»»

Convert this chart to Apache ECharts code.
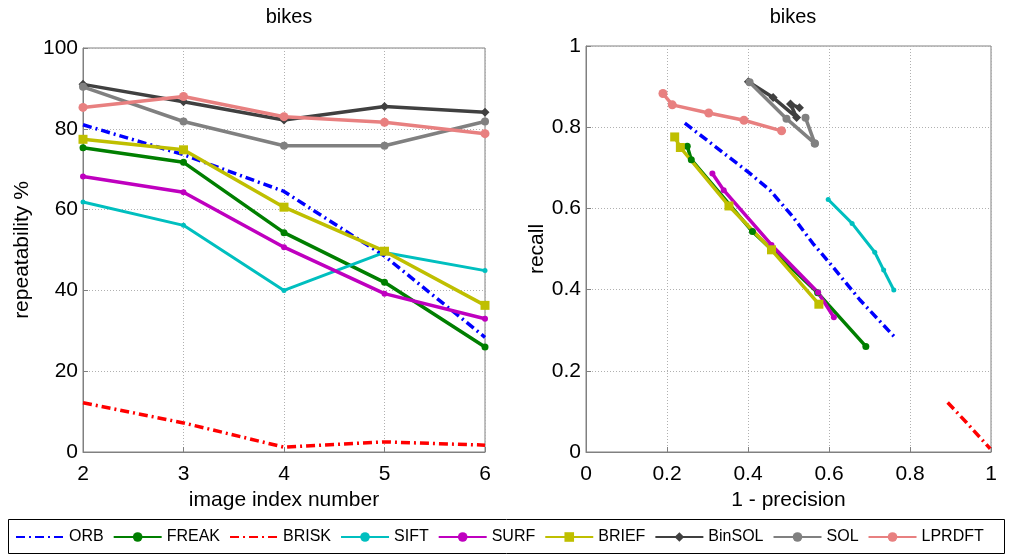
<!DOCTYPE html>
<html lang="en">
<head>
    <meta charset="UTF-8">
    <title>bikes</title>
    <script src="https://cdn.jsdelivr.net/npm/echarts@6/dist/echarts.min.js"></script>
    <style>
        html, body { margin: 0; padding: 0; background: #fff; }
        #chart { width: 1011px; height: 555px; }
    </style>
</head>
<body>
    <div id="chart"></div>
    <script>
        // left plot: repeatability per image index
        const imageIndex = [2, 3, 4, 5, 6];
        const repORB    = [81.0, 73.6, 64.5, 48.5, 28.4];
        const repFREAK  = [75.3, 71.7, 54.3, 42.0, 26.0];
        const repBRISK  = [12.2, 7.2, 1.2, 2.5, 1.7];
        const repSIFT   = [61.9, 56.1, 40.0, 49.4, 44.9];
        const repSURF   = [68.2, 64.3, 50.7, 39.2, 33.0];
        const repBRIEF  = [77.4, 74.8, 60.6, 49.7, 36.3];
        const repBinSOL = [91.0, 86.7, 82.2, 85.5, 84.1];
        const repSOL    = [90.4, 81.8, 75.8, 75.8, 81.8];
        const repLPRDFT = [85.3, 88.0, 83.0, 81.6, 78.8];

        // right plot: [1 - precision, recall]
        const prORB    = [[0.244, 0.810], [0.40, 0.690], [0.454, 0.645], [0.511, 0.579], [0.560, 0.514], [0.602, 0.465], [0.676, 0.375], [0.765, 0.280]];
        const prFREAK  = [[0.250, 0.753], [0.260, 0.720], [0.411, 0.543], [0.572, 0.392], [0.691, 0.260]];
        const prBRISK  = [[0.893, 0.122], [0.940, 0.072], [0.998, 0.008]];
        const prSIFT   = [[0.598, 0.622], [0.657, 0.563], [0.713, 0.492], [0.735, 0.448], [0.760, 0.399]];
        const prSURF   = [[0.312, 0.686], [0.340, 0.645], [0.458, 0.510], [0.573, 0.393], [0.612, 0.332]];
        const prBRIEF  = [[0.219, 0.776], [0.233, 0.750], [0.353, 0.606], [0.458, 0.498], [0.575, 0.364]];
        const prBinSOL = [[0.401, 0.912], [0.462, 0.873], [0.520, 0.824], [0.505, 0.857], [0.527, 0.848]];
        const prSOL    = [[0.404, 0.911], [0.495, 0.821], [0.565, 0.760], [0.565, 0.760], [0.542, 0.823]];
        const prLPRDFT = [[0.190, 0.883], [0.213, 0.855], [0.303, 0.835], [0.390, 0.817], [0.483, 0.791]];

        const methods = ['ORB', 'FREAK', 'BRISK', 'SIFT', 'SURF', 'BRIEF', 'BinSOL', 'SOL', 'LPRDFT'];
        const repData = [repORB, repFREAK, repBRISK, repSIFT, repSURF, repBRIEF, repBinSOL, repSOL, repLPRDFT];
        const prData = [prORB, prFREAK, prBRISK, prSIFT, prSURF, prBRIEF, prBinSOL, prSOL, prLPRDFT];

        const dashDot = [9, 4, 2, 4];
        const styles = {
            ORB:    { color: '#0000ff', width: 3.5, type: dashDot, symbol: 'none', size: 0 },
            FREAK:  { color: '#007f00', width: 3.5, type: 'solid', symbol: 'circle', size: 7 },
            BRISK:  { color: '#ff0000', width: 3.5, type: dashDot, symbol: 'none', size: 0 },
            SIFT:   { color: '#00bfbf', width: 3, type: 'solid', symbol: 'circle', size: 5 },
            SURF:   { color: '#bf00bf', width: 3.5, type: 'solid', symbol: 'circle', size: 6 },
            BRIEF:  { color: '#bfbf00', width: 3.5, type: 'solid', symbol: 'rect', size: 9 },
            BinSOL: { color: '#404040', width: 3.5, type: 'solid', symbol: 'diamond', size: 9 },
            SOL:    { color: '#808080', width: 3.5, type: 'solid', symbol: 'circle', size: 8 },
            LPRDFT: { color: '#e88080', width: 3.5, type: 'solid', symbol: 'circle', size: 9 }
        };

        const font = 'Liberation Sans, Arial, Helvetica, sans-serif';
        const gridLine = { show: true, lineStyle: { color: '#b0b0b0', type: [1, 2], width: 1 } };

        function makeAxis(gridIndex, min, max, interval, name, nameGap, isY) {
            return {
                type: 'value', gridIndex: gridIndex, min: min, max: max, interval: interval,
                name: name, nameLocation: 'middle', nameGap: nameGap,
                nameTextStyle: { fontFamily: font, fontSize: 21, color: '#000' },
                axisLine: { show: true, lineStyle: { color: '#808080', width: 1 } },
                axisTick: { show: true, inside: true, length: 5, lineStyle: { color: '#808080' } },
                axisLabel: { fontFamily: font, fontSize: 21, color: '#000', margin: isY ? 5 : 12 },
                splitLine: gridLine
            };
        }

        const series = [];
        methods.forEach((m, i) => {
            const s = styles[m];
            const common = {
                name: m, type: 'line', symbol: s.symbol, symbolSize: s.size,
                itemStyle: { color: s.color },
                lineStyle: { color: s.color, width: s.width, type: s.type },
                animation: false
            };
            series.push(Object.assign({}, common, {
                xAxisIndex: 0, yAxisIndex: 0,
                data: imageIndex.map((x, k) => [x, repData[i][k]])
            }));
            series.push(Object.assign({}, common, {
                xAxisIndex: 1, yAxisIndex: 1,
                data: prData[i]
            }));
        });

        // dashed entries have no marker in the legend
        const legendData = methods.map(m => styles[m].symbol === 'none'
            ? { name: m, itemStyle: { opacity: 0 } }
            : { name: m });

        const chart = echarts.init(document.getElementById('chart'));
        chart.setOption({
            animation: false,
            title: [
                { text: 'bikes', left: 284, top: 2, textAlign: 'center', textStyle: { fontFamily: font, fontSize: 20, fontWeight: 'normal', color: '#000' } },
                { text: 'bikes', left: 788, top: 2, textAlign: 'center', textStyle: { fontFamily: font, fontSize: 20, fontWeight: 'normal', color: '#000' } }
            ],
            grid: [
                { left: 83, top: 48, width: 402, height: 404, show: true, borderColor: '#808080', borderWidth: 1 },
                { left: 586, top: 46, width: 405, height: 406, show: true, borderColor: '#808080', borderWidth: 1 }
            ],
            xAxis: [
                makeAxis(0, 2, 6, 1, 'image index number', 34, false),
                makeAxis(1, 0, 1, 0.2, '1 - precision', 34, false)
            ],
            yAxis: [
                makeAxis(0, 0, 100, 20, 'repeatability %', 50, true),
                makeAxis(1, 0, 1, 0.2, 'recall', 20, true)
            ],
            graphic: [{
                type: 'rect', left: 8, top: 519,
                shape: { width: 996, height: 34 },
                style: { fill: '#fff', stroke: '#000', lineWidth: 1 },
                z: 5
            }],
            legend: {
                data: legendData, left: 15, right: 2, top: 529,
                itemWidth: 48, itemHeight: 12, itemGap: 9,
                padding: 0, z: 10,
                textStyle: { fontFamily: font, fontSize: 16, color: '#000' }
            },
            series: series
        });
    </script>
</body>
</html>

««

AIM
Leave out any pictures and return exactly the lines from the beginning of the data through the line with "const repLPRDFT = [85.3, 88.0, 83.0, 81.6, 78.8];", inclusive.

WORKED SOLUTION
Convert this chart to Apache ECharts code.
<!DOCTYPE html>
<html lang="en">
<head>
    <meta charset="UTF-8">
    <title>bikes</title>
    <script src="https://cdn.jsdelivr.net/npm/echarts@6/dist/echarts.min.js"></script>
    <style>
        html, body { margin: 0; padding: 0; background: #fff; }
        #chart { width: 1011px; height: 555px; }
    </style>
</head>
<body>
    <div id="chart"></div>
    <script>
        // left plot: repeatability per image index
        const imageIndex = [2, 3, 4, 5, 6];
        const repORB    = [81.0, 73.6, 64.5, 48.5, 28.4];
        const repFREAK  = [75.3, 71.7, 54.3, 42.0, 26.0];
        const repBRISK  = [12.2, 7.2, 1.2, 2.5, 1.7];
        const repSIFT   = [61.9, 56.1, 40.0, 49.4, 44.9];
        const repSURF   = [68.2, 64.3, 50.7, 39.2, 33.0];
        const repBRIEF  = [77.4, 74.8, 60.6, 49.7, 36.3];
        const repBinSOL = [91.0, 86.7, 82.2, 85.5, 84.1];
        const repSOL    = [90.4, 81.8, 75.8, 75.8, 81.8];
        const repLPRDFT = [85.3, 88.0, 83.0, 81.6, 78.8];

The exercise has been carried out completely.